7/12/2023

Contentment vs. Happiness: How Am I Redefining This As a Single Woman In Her 30's?

Contentment is something that I've struggled with for as long as I can remember.... I know that I love my sister, and I'm sure I did feel joyful when I first met her, but I also remember being told how her whining and crying on the way home from the airport also made me cry. I think that when it comes to being female at least, happiness or joy is an emotion that we tend to hold onto more often because that's how we want to feel, even if our brains or hormones feel differently. I bring this up because happiness, or just being content, is starting to mean something else to me now, and I want to explore this topic a little further.

Contentment, for a lot of people, means living comfortably and being able to make the most of what they already have. Comfort, I realize, isn't a bad thing. Comfort can bring about a lot of emotions that can equate to happiness, but the energy or aura behind it is something that can't be faked; it just comes naturally. With that being said, I realize that I haven't been allowing myself to really feel content since my breakup, and when I do try to put in that effort, this nagging feeling of anxiety starts to creep up on me sometimes. It's easy to say that I feel happy because I'm trying to remind myself of the good things that come with being single again, but deep down, other parts of my heart are still trying to heal. I'm still trying to heal myself, but not in a way that truly makes me feel content. 

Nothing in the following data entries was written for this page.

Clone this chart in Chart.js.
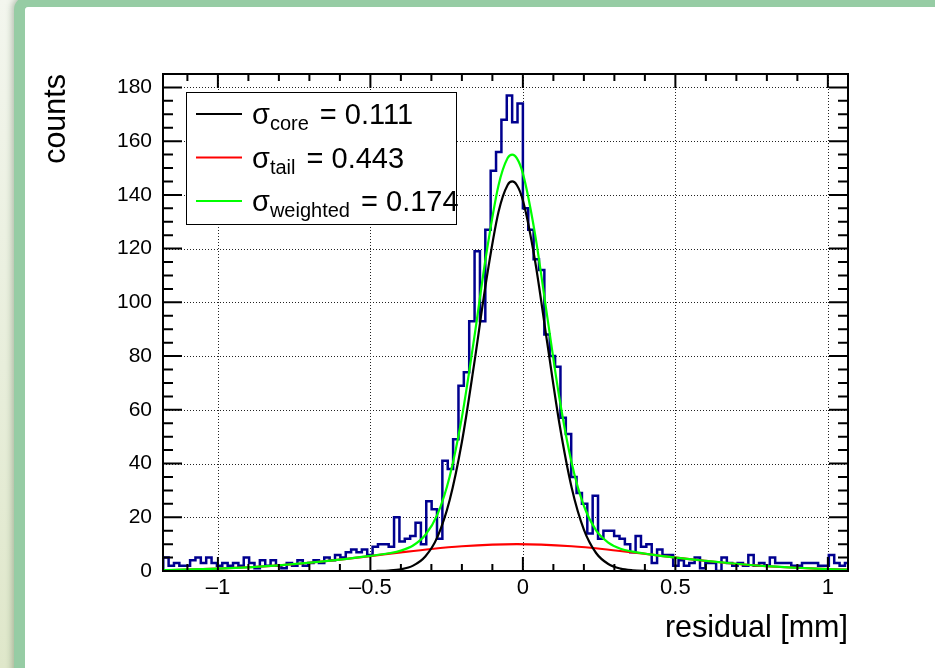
<!DOCTYPE html>
<html>
<head>
<meta charset="utf-8">
<title>residual</title>
<script src="https://cdn.jsdelivr.net/npm/chart.js@4.4.0/dist/chart.umd.min.js"></script>
<style>
  html, body { margin: 0; padding: 0; }
  body {
    width: 935px; height: 668px; overflow: hidden; position: relative;
    background: linear-gradient(to bottom, #f3f6ee 0%, #e8eedb 55%, #dfe7ca 100%);
  }
  #slide {
    position: absolute; left: 14px; top: -4px; width: 960px; height: 700px;
    background: #fff;
    border-left: 11px solid #96cca4; border-top: 11px solid #96cca4;
    border-top-left-radius: 14px;
    box-shadow: -2px -1px 6px rgba(60, 90, 60, 0.35);
  }
  #wrap { position: absolute; left: 0; top: 0; width: 935px; height: 668px; }
</style>
</head>
<body>
<div id="slide"></div>
<div id="wrap"><canvas id="myChart"></canvas></div>
<script>
// histogram: bin edges start at binLow, fixed width
const binLow = -1.1792;
const binWidth = 0.0176;
const counts = [
  5, 2, 3, 2, 2, 4, 5, 3, 5, 3, 2, 3, 2, 3, 2, 5, 3, 1, 4, 2,
  4, 2, 1, 3, 2, 4, 2, 3, 4, 3, 5, 4, 6, 5,
  7, 8, 7, 8, 6, 9, 10, 10, 9, 20,
  11, 12, 13, 18, 10,
  26, 23, 12, 41, 38, 49,
  69, 74, 93, 119, 93, 127, 149, 156, 168, 177, 167, 174,
  135, 127, 116, 112, 88, 80, 76, 57, 51, 35, 29, 25, 14, 28, 12, 15, 15, 13,
  12, 10, 7, 13, 9, 10, 3, 8, 6, 6, 2, 4, 2, 3, 5, 1, 3, 3, 0, 5,
  3, 2, 3, 2, 6, 2, 3, 2, 5, 3, 3, 3, 2, 2, 3, 3, 3, 2, 2, 6,
  3, 2, 3
];

// core gaussian (black), drawn over the fit range only
const coreX = [-0.48, -0.44, -0.40, -0.36, -0.32, -0.28, -0.24, -0.20, -0.16, -0.12, -0.08, -0.05,
  -0.035, -0.02, 0.00, 0.04, 0.08, 0.12, 0.16, 0.20, 0.24, 0.28, 0.32, 0.36, 0.41];
const coreY = [0.05, 0.19, 0.65, 2.0, 5.4, 12.7, 26.4, 48.0, 76.9, 108.1, 133.6, 143.7,
  145.0, 143.7, 138.0, 115.4, 84.8, 54.7, 31.0, 15.4, 6.7, 2.6, 0.87, 0.26, 0.05];

// tail gaussian (red)
const tailX = [-1.18, -1.1, -1.0, -0.9, -0.8, -0.7, -0.6, -0.5, -0.4, -0.3, -0.2, -0.1, -0.02,
  0.06, 0.16, 0.26, 0.36, 0.46, 0.56, 0.66, 0.76, 0.86, 0.96, 1.066];
const tailY = [0.32, 0.51, 0.87, 1.39, 2.12, 3.08, 4.24, 5.56, 6.92, 8.19, 9.21, 9.84, 10.0,
  9.84, 9.21, 8.19, 6.92, 5.56, 4.24, 3.08, 2.12, 1.39, 0.87, 0.5];

// weighted sum (green)
const sumX = [-1.18, -1.0, -0.8, -0.6, -0.5, -0.44, -0.40, -0.36, -0.32, -0.28, -0.24, -0.20,
  -0.16, -0.12, -0.08, -0.05, -0.035, -0.02, 0.00, 0.04, 0.08, 0.12, 0.16, 0.20, 0.24, 0.28,
  0.32, 0.36, 0.41, 0.5, 0.6, 0.7, 0.8, 0.9, 1.0, 1.066];
const sumY = [0.3, 0.9, 2.1, 4.2, 5.6, 6.6, 7.6, 9.5, 13.4, 21.1, 35.2, 57.2,
  86.4, 117.9, 143.5, 153.7, 155.0, 153.7, 148.0, 125.3, 94.6, 64.2, 40.2, 24.2, 15.1, 10.6,
  8.3, 7.2, 6.3, 5.0, 3.8, 2.7, 1.8, 1.2, 0.7, 0.5];

const xTicks = [-1, -0.5, 0, 0.5, 1];
const yTicks = [0, 20, 40, 60, 80, 100, 120, 140, 160, 180];

const legendNames = ['core', 'tail', 'weighted'];
const legendValues = ['0.111', '0.443', '0.174'];
const legendColors = ['#000000', '#ff0000', '#00ff00'];

const FONT = '"Liberation Sans", Arial, Helvetica, sans-serif';

function histPoints(low, w, c) {
  const pts = [{ x: low, y: 0 }];
  c.forEach((v, i) => pts.push({ x: low + i * w, y: v }));
  pts.push({ x: low + c.length * w, y: c[c.length - 1] });
  pts.push({ x: low + c.length * w, y: 0 });
  return pts;
}
function zip(xs, ys) {
  return xs.map((v, i) => ({ x: v, y: ys[i] }));
}

// ROOT style frame: dotted grid, inward ticks, legend and axis titles
const rootFrame = {
  id: 'rootFrame',
  beforeDatasetsDraw(chart) {
    const { ctx, chartArea: a, scales: { x, y } } = chart;
    ctx.save();
    ctx.strokeStyle = '#222';
    ctx.lineWidth = 1;
    ctx.setLineDash([1, 2]);
    ctx.beginPath();
    xTicks.forEach(v => {
      const px = Math.round(x.getPixelForValue(v)) + 0.5;
      ctx.moveTo(px, a.top); ctx.lineTo(px, a.bottom);
    });
    yTicks.forEach(v => {
      const py = Math.round(y.getPixelForValue(v)) + 0.5;
      ctx.moveTo(a.left, py); ctx.lineTo(a.right, py);
    });
    ctx.stroke();
    ctx.restore();
  },
  afterDatasetsDraw(chart) {
    const { ctx, chartArea: a, scales: { x, y } } = chart;
    ctx.save();
    ctx.strokeStyle = '#000';
    ctx.lineWidth = 2;
    ctx.beginPath();
    for (let i = -11; i <= 10; i++) {
      const px = x.getPixelForValue(i / 10);
      const len = i % 5 === 0 ? 14 : 7;
      ctx.moveTo(px, a.bottom); ctx.lineTo(px, a.bottom - len);
      ctx.moveTo(px, a.top); ctx.lineTo(px, a.top + len);
    }
    for (let v = 0; v <= 180; v += 5) {
      const py = y.getPixelForValue(v);
      const len = v % 20 === 0 ? 19 : 10;
      ctx.moveTo(a.left, py); ctx.lineTo(a.left + len, py);
      ctx.moveTo(a.right, py); ctx.lineTo(a.right - len, py);
    }
    ctx.stroke();
    ctx.strokeRect(a.left, a.top, a.right - a.left, a.bottom - a.top);

    // legend box
    const bx = a.left + 23, by = a.top + 18, bw = 270, bh = 132;
    ctx.fillStyle = '#fff';
    ctx.fillRect(bx, by, bw, bh);
    ctx.lineWidth = 1;
    ctx.strokeRect(bx + 0.5, by + 0.5, bw, bh);
    legendNames.forEach((name, i) => {
      const base = by + 32 + i * 43.5;
      ctx.strokeStyle = legendColors[i];
      ctx.lineWidth = 2;
      ctx.beginPath();
      ctx.moveTo(bx + 10, base - 10); ctx.lineTo(bx + 56, base - 10);
      ctx.stroke();
      ctx.fillStyle = '#000';
      ctx.textAlign = 'left';
      ctx.textBaseline = 'alphabetic';
      let tx = bx + 66;
      ctx.font = '29px ' + FONT;
      ctx.fillText('\u03c3', tx, base);
      tx += ctx.measureText('\u03c3').width;
      ctx.font = '20px ' + FONT;
      ctx.fillText(name, tx, base + 6);
      tx += ctx.measureText(name).width + 3;
      ctx.font = '29px ' + FONT;
      ctx.fillText(' = ' + legendValues[i], tx, base);
    });

    // axis titles
    ctx.fillStyle = '#000';
    ctx.font = '30.5px ' + FONT;
    ctx.textAlign = 'right';
    ctx.textBaseline = 'alphabetic';
    ctx.fillText('residual [mm]', a.right, 637);
    ctx.translate(65, a.top);
    ctx.rotate(-Math.PI / 2);
    ctx.fillText('counts', 0, 0);
    ctx.restore();
  }
};

const ctx = document.getElementById('myChart');
new Chart(ctx, {
  type: 'line',
  data: {
    datasets: [
      { label: 'weighted', data: zip(sumX, sumY), borderColor: '#00ff00', borderWidth: 2.2,
        pointRadius: 0, cubicInterpolationMode: 'monotone', order: 0 },
      { label: 'core', data: zip(coreX, coreY), borderColor: '#000000', borderWidth: 2.2,
        pointRadius: 0, cubicInterpolationMode: 'monotone', order: 1 },
      { label: 'tail', data: zip(tailX, tailY), borderColor: '#ff0000', borderWidth: 2.2,
        pointRadius: 0, cubicInterpolationMode: 'monotone', order: 2 },
      { label: 'residuals', data: histPoints(binLow, binWidth, counts), borderColor: '#00008f',
        borderWidth: 2.5, pointRadius: 0, stepped: 'before', order: 3 }
    ]
  },
  options: {
    responsive: true,
    maintainAspectRatio: false,
    animation: false,
    devicePixelRatio: 1,
    events: [],
    layout: { padding: { left: 0, top: 74, right: 87, bottom: 0 } },
    plugins: { legend: { display: false }, tooltip: { enabled: false } },
    scales: {
      x: {
        type: 'linear', min: -1.18, max: 1.066,
        grid: { display: false, drawTicks: false },
        border: { display: false },
        afterFit(s) { s.height = 97; },
        afterBuildTicks(s) { s.ticks = xTicks.map(v => ({ value: v })); },
        ticks: {
          autoSkip: false, maxRotation: 0, padding: 4, color: '#000',
          font: { family: FONT, size: 22 },
          callback: v => (v < 0 ? '\u2013' + Math.abs(v) : String(v))
        }
      },
      y: {
        type: 'linear', min: 0, max: 185,
        grid: { display: false, drawTicks: false },
        border: { display: false },
        afterFit(s) { s.width = 163; },
        afterBuildTicks(s) { s.ticks = yTicks.map(v => ({ value: v })); },
        ticks: {
          padding: 11, color: '#000',
          font: { family: FONT, size: 21 }
        }
      }
    }
  },
  plugins: [rootFrame]
});
</script>
</body>
</html>
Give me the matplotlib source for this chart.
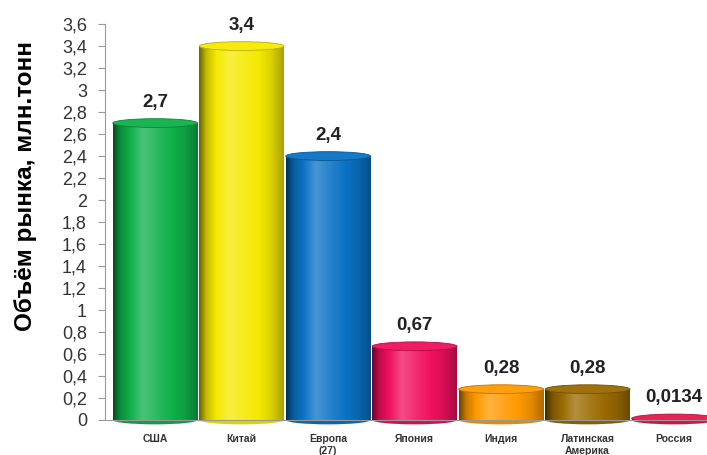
import numpy as np
import matplotlib.pyplot as plt
from matplotlib.patches import Rectangle, Ellipse
from matplotlib.colors import to_rgb

# data
regions = ["США", "Китай", "Европа\n(27)", "Япония", "Индия", "Латинская\nАмерика", "Россия"]
volumes = [2.7, 3.4, 2.4, 0.67, 0.28, 0.28, 0.0134]
value_labels = ["2,7", "3,4", "2,4", "0,67", "0,28", "0,28", "0,0134"]
colors = ["#0FB04A", "#F5EA00", "#0A72C4", "#F0105E", "#FF9A00", "#9A6A00", "#E8174C"]
yticks = [round(0.2 * i, 1) for i in range(19)]

plt.rcParams['font.family'] = ['Liberation Sans', 'DejaVu Sans']

fig = plt.figure(figsize=(7.07, 4.55), dpi=100)
ax = fig.add_axes([0.1485, 0.077, 0.86, 0.870])

width = 0.98
cap_h = 0.08


def shade(c, k):
    c = np.array(to_rgb(c))
    if k >= 0:
        return c + (1 - c) * k
    return c * (1 + k)


# horizontal shading profile across a cylinder
prof_x = np.linspace(0, 1, 60)
prof_k = np.interp(prof_x, [0, 0.08, 0.35, 0.55, 0.85, 1.0], [-0.55, -0.2, 0.25, 0.1, -0.1, -0.3])

for i, (v, c) in enumerate(zip(volumes, colors)):
    x0 = i - width / 2
    grad = np.array([[shade(c, k) for k in prof_k]])
    rect = Rectangle((x0, 0), width, v, facecolor='none', edgecolor='none')
    ax.add_patch(rect)
    im = ax.imshow(grad, extent=[x0, x0 + width, 0, v], aspect='auto', zorder=2,
                   interpolation='bilinear')
    im.set_clip_path(rect)
    # bottom rounding
    ax.add_patch(Ellipse((i, 0), width, cap_h, facecolor=shade(c, -0.1),
                         edgecolor='none', zorder=1.9, clip_on=False))
    # top cap
    ax.add_patch(Ellipse((i, v), width, cap_h, facecolor=shade(c, 0.05),
                         edgecolor=shade(c, -0.25), linewidth=0.6, zorder=3))
    ax.text(i, v + cap_h / 2 + 0.07, value_labels[i], ha='center', va='bottom',
            fontsize=13.5, fontweight='bold', color='#222222', zorder=4)

ax.set_xlim(-0.58, 6.45)
ax.set_ylim(0, 3.6)
ax.set_yticks(yticks)
ax.set_yticklabels([("%g" % t).replace('.', ',') for t in yticks], fontsize=13, color='#333333')
ax.set_xticks(range(len(regions)))
ax.set_xticklabels(regions, fontsize=7.5, fontweight='bold', color='#333333', linespacing=1.3)
ax.tick_params(axis='x', length=0, pad=10)
ax.tick_params(axis='y', length=5, color='#999999', pad=8)
ax.set_ylabel("Объём рынка, млн.тонн", fontsize=17.5, fontweight='bold')
ax.yaxis.set_label_coords(-0.112, 0.59)

for s in ['top', 'right']:
    ax.spines[s].set_visible(False)
ax.spines['left'].set_color('#999999')
ax.spines['bottom'].set_color('#999999')

fig.savefig("out.png", dpi=100)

Perhaps the one thing that trips me up so often when it comes to happiness is that I'm using the word as an extension of my well-being. Every time I use just the word "content" or "contentment" in a sentence, my reaction to that word is stark. It makes me feel bored, and in turn, it makes me think that my life is boring. The nerd in me who loves psychology wants to phrase it this way: becoming wrapped up in daydreams and not living in the moment can manifest this issue called "main character syndrome". You feel like those everyday, mundane tasks suddenly make you feel like life is boring and you just want to get away from it all, like you need an escape from reality itself. Perhaps if you start to dissociate yourself from what's actually happening and just become consumed with stuff that doesn't matter, then life itself will start to feel a little less meandering. I'd be lying if I were to say this is something I haven't experienced... I know I've been prone to drifting in thought or daydreaming since my youth. 

Happiness is something that we're taught to pursue or chase after, and I know now that this type of mentality doesn't end well in most cases. Happiness isn't something that can be bought with material goods or with a bigger paycheck that's earned at the end of the work week. I remember spending at least a portion of my 20's chasing after different things that only brought me temporary joy, and while I'd say I'm mostly reformed from that kind of behavior, I know I'm only human. I feel like it's easy for a lot of people to get sucked into wanting to buy things because it's new and shiny, or maybe it's because you want to expand this one collection of stuff that barely gets used. Minimalism, in more ways than one, really has helped me when it comes to living a more balanced and intentional life, but again, the one word that comes to mind when looking at the overall perspective is contentment. Happiness is just an added bonus in this case because I'm finally in a place where I feel more in control of my life (or at least, that seems to be the case half the time), rather than letting external factors control me. 

So if I had to define what happiness looks like to me now, I would probably answer that with a question instead: Can I find a new healthy balance of what is enough for me? I still have 3 classes left to take before finally getting my degree. I'm starting to go through a phase of intense metamorphosis because now more than ever, my best girl friend is becoming someone that I can and want to trust long-term. She's supported me a lot during this break-up and reminds me of what I'm capable of whenever I fail to see it in myself, and I feel immensely grateful for that. 

To wrap things up here, here's my final take on the question: I just want to live my life in the most authentic way possible. I enjoy the job I have, and I feel grateful for all the support I have in my life from friends and family as well as my parents. Yes, some days are harder than others, but that's normal. I feel like the future is a lot brighter for me now, and that makes me feel both nervous and excited. Thank you to everyone who's reading these posts I make; it honestly means a lot to me.